1.56 A. I would expect these data to be right skewed due to the drastic value of a meaningful amount of outliers greater than $6,000,000. Due to the effects these outliers would have on the mean, I would look to median as a better measure of a typical observation. The same holds true of the IQR as extreme values have little effect on both median and IQR. B. I would expect these data to be normally distributed due to the even disbursement between the categories of 0 to $300,000; $300,000, to $600,000; $600,000 to $900,000; and $900,000 to $1,200,000. The lack of outliers beyond these monetary categories indicate that the mean and standard deviation are appropriate measures of a typical observation and the variability of observations, respectively. C. I would expect these data to be significantly right skewed based on the fact that about 75% of college students would be drinking 0 alcoholic drinks per week since they are under 21. Because of this skewness and the (few) outliers that drink excessively, median and IQR would be the best measures of the typical observation and the variability of observations, respectively. D. I would expect these data to be slighly right skewed due to the infrequent but large magnitude outliers of executive salaries. Due to these outliers, I would think of the median and IQR to be the best measures of the typical observation and the variability of the responses.

1.70 A. The mosaic plot does not make me think that the relationship between group and survival are independent. That is because even though the treatment group is about twice as large, it looks like about three times as many people survived in the treatment group compared to the control group. B. The box plot data suggests that the treatment group has extended survival compared to the control group. Nearly the entire Inner Quartile Range is below the beginning of the IQR for the treatment group.

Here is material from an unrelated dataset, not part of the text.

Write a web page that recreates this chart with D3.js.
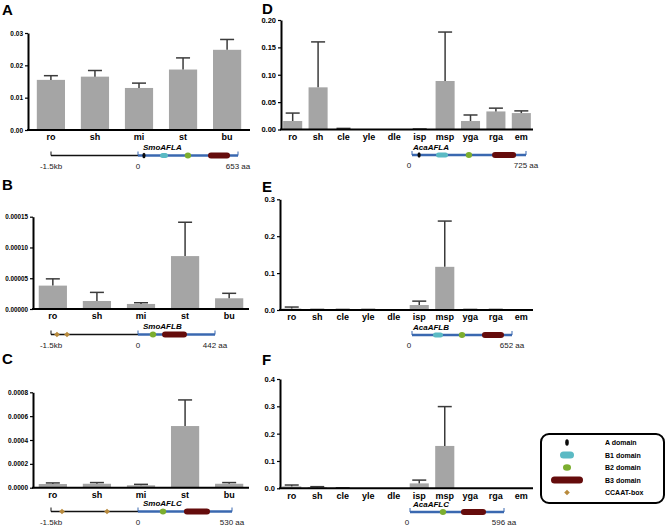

This means that 75% of the participants in the control group survived fewer days than 75% of the treatment group. C. The proportion that died in the control group is .882. The proportion that died in the treatment group is .652. See below R code chunk for work.

library(openintro); data(heartTr)
## Warning: package 'openintro' was built under R version 3.3.2
## Please visit openintro.org for free statistics materials
## 
## Attaching package: 'openintro'
## The following objects are masked from 'package:datasets':
## 
##     cars, trees
control <- subset(heartTr, transplant == 'control')
treatment <- subset(heartTr, transplant == 'treatment')

ProportionDeadControl <- dim(control[control$survived=='dead',])[1] / length(control$survived)
ProportionDeadTreatment <- dim(treatment[treatment$survived=='dead',])[1] / length(treatment$survived)

D. i. The claims being investigated are that the treatment group that was given an experimental procedure had an increased lifespand compared to the control group. ii. We write alive on 28 cards representing patients who were alive at the end of the study, and dead on _75_cards representing patients who were not. Then, we shuffle these cards and split them into two groups: one group of size 69 representing treatment, and another group of size 34 representing control. We calculate the difference between the proportion of dead cards in the treatment and control groups (treatment - control) and record this value. We repeat this 100 times to build a distribution centered at 0. Lastly, we calculate the fraction of simulations where the simulated di↵erences in proportions are lower. If this fraction is low, we conclude that it is unlikely to have observed such an outcome by chance and that the null hypothesis should be rejected in favor of the alternative. iii. The simulation results in the histogram below suggest that It would be extremely unlikely to see the results of the difference between these two proportions (.230) as due to chance.